Oral Presentation Australian & New Zealand Obesity Society 2014 Annual Scientific Meeting

Text message to promote breastfeeding and obesity-protective eating behaviours  in young children:  12 and 24 months BMI results (#36)

Mu Li 1 , Hong Jiang 2 , Qiao Zhen Hu 2 , Geng Sheng He 2 , Li Ming Wen 1 , Michael J Dibley 1 , Louise Baur 1 , Xu Qian 2
  1. The University of Sydney, Sydney, NSW, Australia
  2. School of Public Health, Fudan University, Shanghai, China

Background & Aim: Short message services (SMS) via mobile phone is the most widely adopted and inexpensive way for modern communication. It has being used in health promotion and disease prevention. Appropriate infant feeding practices have long-term health effects, including obesity prevention. However, published findings on improving early infant feeding to prevent childhood obesity are limited. The aim of this study was to assess the effect of an SMS intervention on child BMI at 12 and 24 months.

Method: A quasi-randomized experimental design was used. 582 expectant mothers (281 intervention; 301 control) were recruited in the 1st trimester in four Community Health Centers (CHCs), in Shanghai, China. Mothers in intervention group received SMS messages from the 3rd trimester to 12 months postpartum.

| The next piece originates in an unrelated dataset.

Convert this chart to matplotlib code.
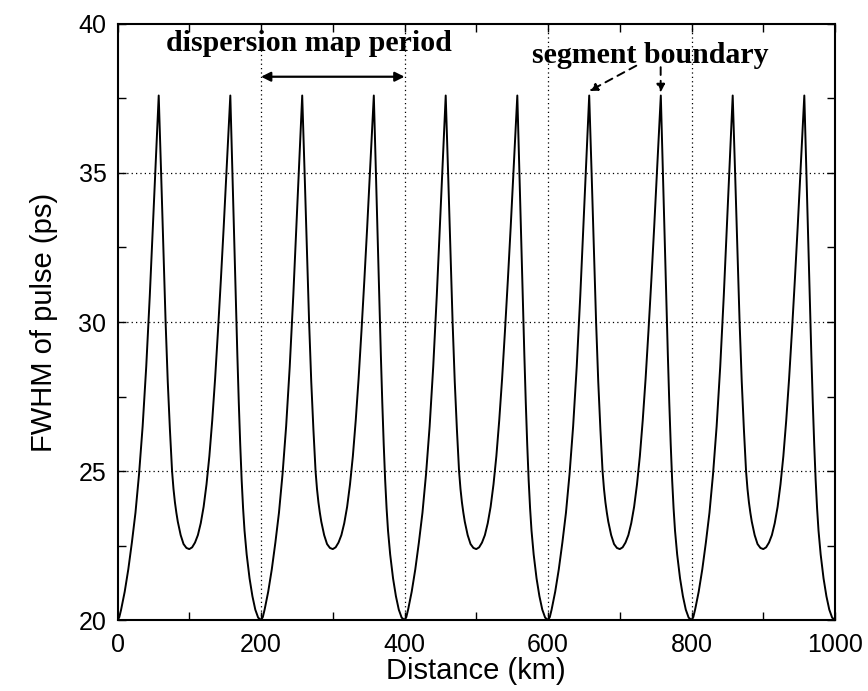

Offspring length and weight at 12 and 24 months were drawn from CHC health records. The association between the SMS intervention and BMI at 12 and 24 months was assessed by multivariate liner regression.

Results: The intervention group had a significantly higher median duration of exclusively breastfeeding (EBF) at 30 weeks than the control group (11.4 weeks [95% CI, 10.3- 12.6] vs 8.9 weeks [95% CI, 7.8-9.9]); P<0.001). The average BMI at 12 months was 17.08 and 17.16 kg/m2 for the intervention and control groups, respectively, and 15.94 and 15.88 kg/m2 at 24 months, respectively. There was no statistically significant difference in BMI after controlling for maternal age, maternal education, household registration, housing arrangement, family income, baby’s gender, pre-pregnancy maternal BMI, father’s BMI, baseline awareness of WHO breastfeeding guidelines and childhood obesity.

Conclusion: A mobile phone SMS intervention could be effective in promoting EBF, but may not influence BMI at 12 and 24 months.